A comienzos de los ochenta empezaba a nacer un nuevo sonido en Estados Unidos. En Belleville, un pueblo al sur de Detroit, Juan Atkins, Derrick May y Kevin Saunderson, tres amigos afroamericanos de clase media, entran en contacto con Kraftwerk y otras bandas electrónicas europeas. Para distanciarse de los ritmos del gueto, se dedican a experimentar con esa música, pero adaptándola al contexto de Detroit, una ciudad industrial, mecánica, ruda, golpeada por la recesión. De sus manos surge el techno. Mientras tanto, en Chicago, del otro lado del lago Michigan, la comunidad negra gay rescata los sonidos del disco y los fusiona en rumbeaderos como The Warehouse y Musicbox con ritmos de batería y con géneros como el funk y el soul, creando el house, un género en el que se extraían las mejores partes de las canciones y se mezclaban para generar la máxima cantidad de energía posible en los clubes.

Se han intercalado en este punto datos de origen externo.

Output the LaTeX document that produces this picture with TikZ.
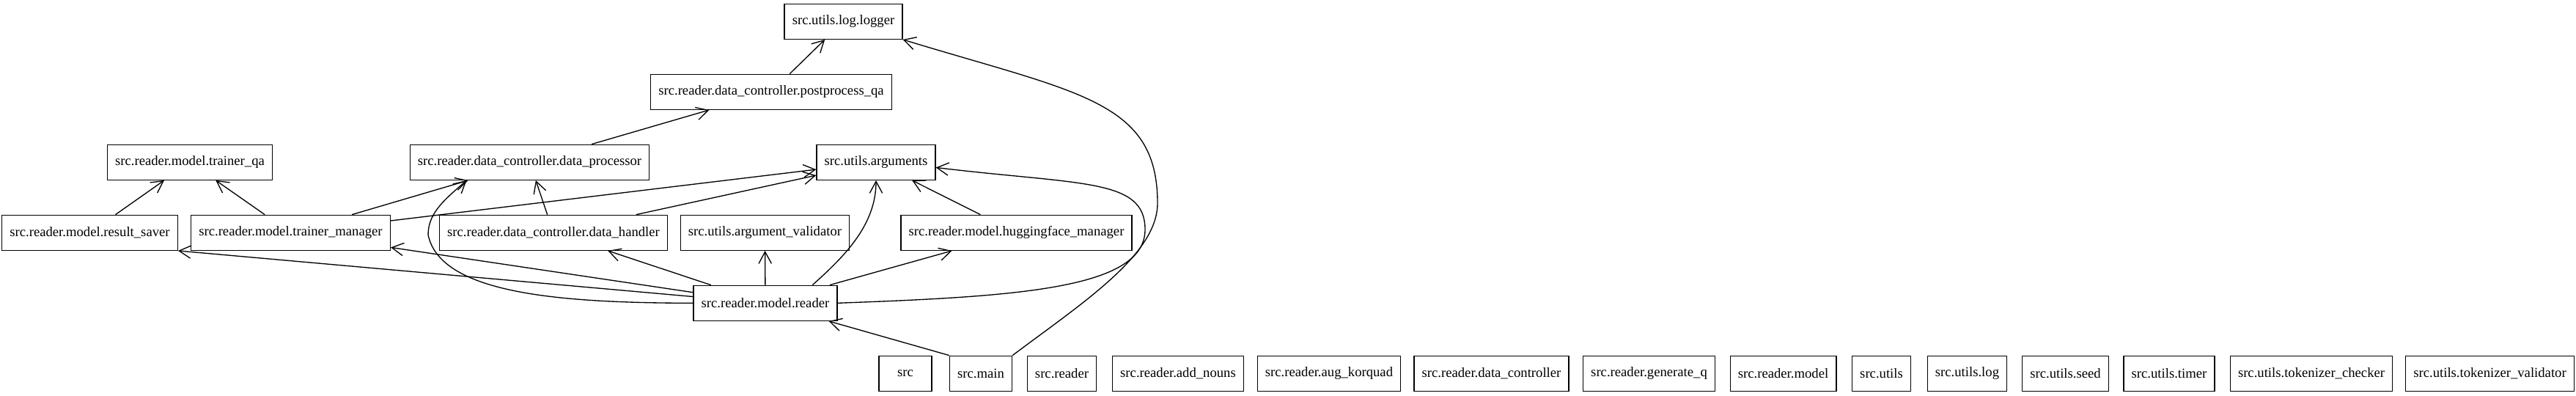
\documentclass[tikz,border=0pt]{standalone}
\usepackage{fontspec}
\setmainfont{Liberation Serif}
\usetikzlibrary{arrows.meta}

\begin{document}
\begin{tikzpicture}[x=0.75pt,y=0.75pt,
        module/.style={draw, line width=1pt, minimum height=36pt, minimum width=54pt, inner xsep=8pt, inner ysep=0pt, font=\fontsize{14pt}{16pt}\selectfont},
        imports/.style={line width=1pt, -{Straight Barb[length=12pt,width=13pt]}}]
        \useasboundingbox (0,0) rectangle (3514,539);
        % ranks from top to bottom
        \node[module] (logger) at (1150.5,509.7) {src.utils.log.logger};
        \node[module] (postprocess_qa) at (1052,413.7) {src.reader.data\_controller.postprocess\_qa};
        \node[module] (trainer_qa) at (259,317.7) {src.reader.model.trainer\_qa};
        \node[module] (data_processor) at (722.5,317.7) {src.reader.data\_controller.data\_processor};
        \node[module] (arguments) at (1195,317.7) {src.utils.arguments};
        \node[module] (result_saver) at (122.5,221.7) {src.reader.model.result\_saver};
        \node[module] (trainer_manager) at (396.5,221.7) {src.reader.model.trainer\_manager};
        \node[module] (data_handler) at (755,221.7) {src.reader.data\_controller.data\_handler};
        \node[module] (argument_validator) at (1043.5,221.7) {src.utils.argument\_validator};
        \node[module] (huggingface_manager) at (1386.5,221.7) {src.reader.model.huggingface\_manager};
        \node[module] (reader) at (1044,125.7) {src.reader.model.reader};
        % last rank, packages and loose modules
        \node[module] (src) at (1235,29.7) {src};
        \node[module] (main) at (1338,29.7) {src.main};
        \node[module] (reader_pkg) at (1448.5,29.7) {src.reader};
        \node[module] (add_nouns) at (1607,29.7) {src.reader.add\_nouns};
        \node[module] (aug_korquad) at (1813,29.7) {src.reader.aug\_korquad};
        \node[module] (data_controller) at (2034.5,29.7) {src.reader.data\_controller};
        \node[module] (generate_q) at (2249.5,29.7) {src.reader.generate\_q};
        \node[module] (model_pkg) at (2432.5,29.7) {src.reader.model};
        \node[module] (utils) at (2566.5,29.7) {src.utils};
        \node[module] (log_pkg) at (2683.5,29.7) {src.utils.log};
        \node[module] (seed) at (2817.5,29.7) {src.utils.seed};
        \node[module] (timer) at (2959,29.7) {src.utils.timer};
        \node[module] (tokenizer_checker) at (3153,29.7) {src.utils.tokenizer\_checker};
        \node[module] (tokenizer_validator) at (3396.5,29.7) {src.utils.tokenizer\_validator};
        \coordinate (dp_bend) at (584,219);
        \coordinate (args_bend) at (1562,226);
        \coordinate (log_bend) at (1579,262);
        % imports
        \draw[imports] (postprocess_qa) -- (logger);
        \draw[imports] (data_processor) -- (postprocess_qa);
        \draw[imports] (result_saver) -- (trainer_qa);
        \draw[imports] (trainer_manager) -- (trainer_qa);
        \draw[imports] (trainer_manager) -- (data_processor);
        \draw[imports] (trainer_manager) -- (arguments);
        \draw[imports] (data_handler) -- (data_processor);
        \draw[imports] (data_handler) -- (arguments);
        \draw[imports] (huggingface_manager) -- (arguments);
        \draw[imports] (reader) -- (argument_validator);
        \draw[imports] (reader) -- (huggingface_manager);
        \draw[imports] (reader) -- (data_handler);
        \draw[imports] (reader) -- (trainer_manager);
        \draw[imports] (reader) -- (result_saver.south east);
        \draw[imports] (reader.21) .. controls +(45,40) and +(0,-60) .. (arguments.south);
        \draw[imports] (reader.west) .. controls +(-188,0) and +(16,-79) .. (dp_bend) .. controls +(0,31) and +(-27,-24) .. (data_processor.-164);
        \draw[imports] (reader.east) .. controls +(250,9) and +(0,-80) .. (args_bend) .. controls +(0,70) and +(199,-24) .. (arguments.-5);
        \draw[imports] (main.north west) -- (reader);
        \draw[imports] (main.north east) .. controls +(96,72) and +(0,-70) .. (log_bend) .. controls +(0,140) and +(239,-73) .. (logger.south east);
    \end{tikzpicture}
\end{document}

Cuando se acaba esa década ya había una nueva cultura musical que se había esparcido por todo el mundo. En 1990 Gerard abre Cinema, una de las primeras discotecas de la escena electrónica bogotana. “Cinema arrancó como un bar gay que combinaba pop británico y dance. Luego, gracias a las sugerencias principalmente de extranjeros, se convirtió en un espacio exclusivamente de electrónica adonde iban a rumbear algunas de las personalidades más importantes de la vida nacional”, asegura. De la nada empiezan a aparecer, no solo en la capital, sino en varias ciudades de Colombia, clubes y establecimientos de house, techno y más adelante trance.

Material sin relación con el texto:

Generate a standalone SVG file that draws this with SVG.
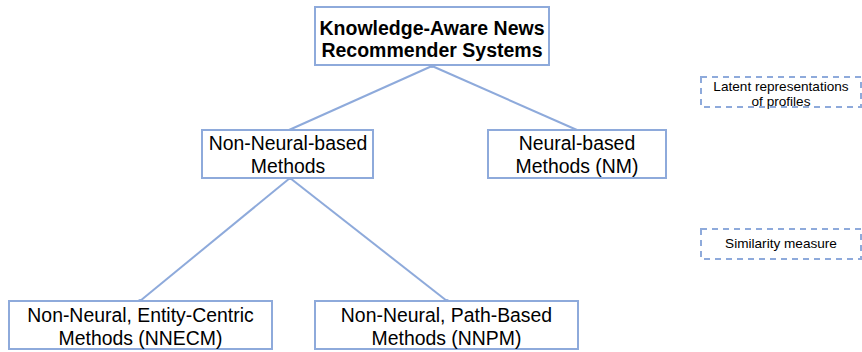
<svg xmlns="http://www.w3.org/2000/svg" width="862" height="352" viewBox="0 0 862 352">
<style>
.box{fill:#fff;stroke:#8eaadb;stroke-width:2}
.dash{fill:#fff;stroke:#8eaadb;stroke-width:2;stroke-dasharray:6,5}
.t{font-family:"Liberation Sans",Arial,sans-serif;font-size:19.4px;fill:#000;text-anchor:middle}
.b{font-weight:bold;font-size:19.5px}
.s{font-size:13.6px}
.c{stroke:#8eaadb;stroke-width:2;fill:none}
.d{fill:#8eaadb}
</style>
<rect width="862" height="352" fill="#fff"/>
<g id="connectors">
<line class="c" x1="432" y1="66" x2="289" y2="130"/>
<line class="c" x1="432" y1="66" x2="577" y2="130"/>
<line class="c" x1="290" y1="178" x2="140" y2="301"/>
<line class="c" x1="290" y1="178" x2="447" y2="301"/>
<circle class="d" cx="432" cy="66" r="2"/>
<circle class="d" cx="290" cy="178" r="2"/>
<circle class="d" cx="140" cy="301" r="2"/>
<circle class="d" cx="447" cy="301" r="2"/>
</g>
<g id="root">
<rect class="box" x="315" y="7" width="234" height="58"/>
<text class="t b" x="432" y="35">Knowledge-Aware News</text>
<text class="t b" x="432" y="57">Recommender Systems</text>
</g>
<g id="nonneural">
<rect class="box" x="202" y="130" width="171" height="48"/>
<text class="t" x="288" y="150">Non-Neural-based</text>
<text class="t" x="288" y="173">Methods</text>
</g>
<g id="neural">
<rect class="box" x="488" y="130" width="178" height="48"/>
<text class="t" x="577" y="150">Neural-based</text>
<text class="t" x="577" y="173">Methods (NM)</text>
</g>
<g id="nnecm">
<rect class="box" x="9" y="301" width="263" height="48"/>
<text class="t" x="140.5" y="322">Non-Neural, Entity-Centric</text>
<text class="t" x="140.5" y="345">Methods (NNECM)</text>
</g>
<g id="nnpm">
<rect class="box" x="315" y="301" width="263" height="48"/>
<text class="t" x="446.5" y="322">Non-Neural, Path-Based</text>
<text class="t" x="446.5" y="345">Methods (NNPM)</text>
</g>
<g id="latent">
<rect class="dash" x="701" y="77" width="160" height="30"/>
<text class="t s" x="781" y="90.5">Latent representations</text>
<text class="t s" x="781" y="106">of profiles</text>
</g>
<g id="similarity">
<rect class="dash" x="701" y="229" width="160" height="30"/>
<text class="t s" x="781" y="248">Similarity measure</text>
</g>
</svg>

Cada uno, a su manera, ha sido clave para que hoy la capital sea un referente de la electrónica en América Latina. Al igual que muchos otros personajes, los tres le entregaron su vida a un género que con el paso del tiempo se ha convertido no solo en una escena importante, sino también en una cultura que define, quizá mejor que cualquier otra, nuestra modernidad. “A veces todavía saco los bafles, la tornamesa y me pongo a tocar en la séptima los domingos. Nadie le paga a uno por hacer cultura. Se hace si a uno le gusta. Y de eso se trata”, asegura Fresh, justo antes de salir por el portón verde de su conjunto en el centro de Bogotá.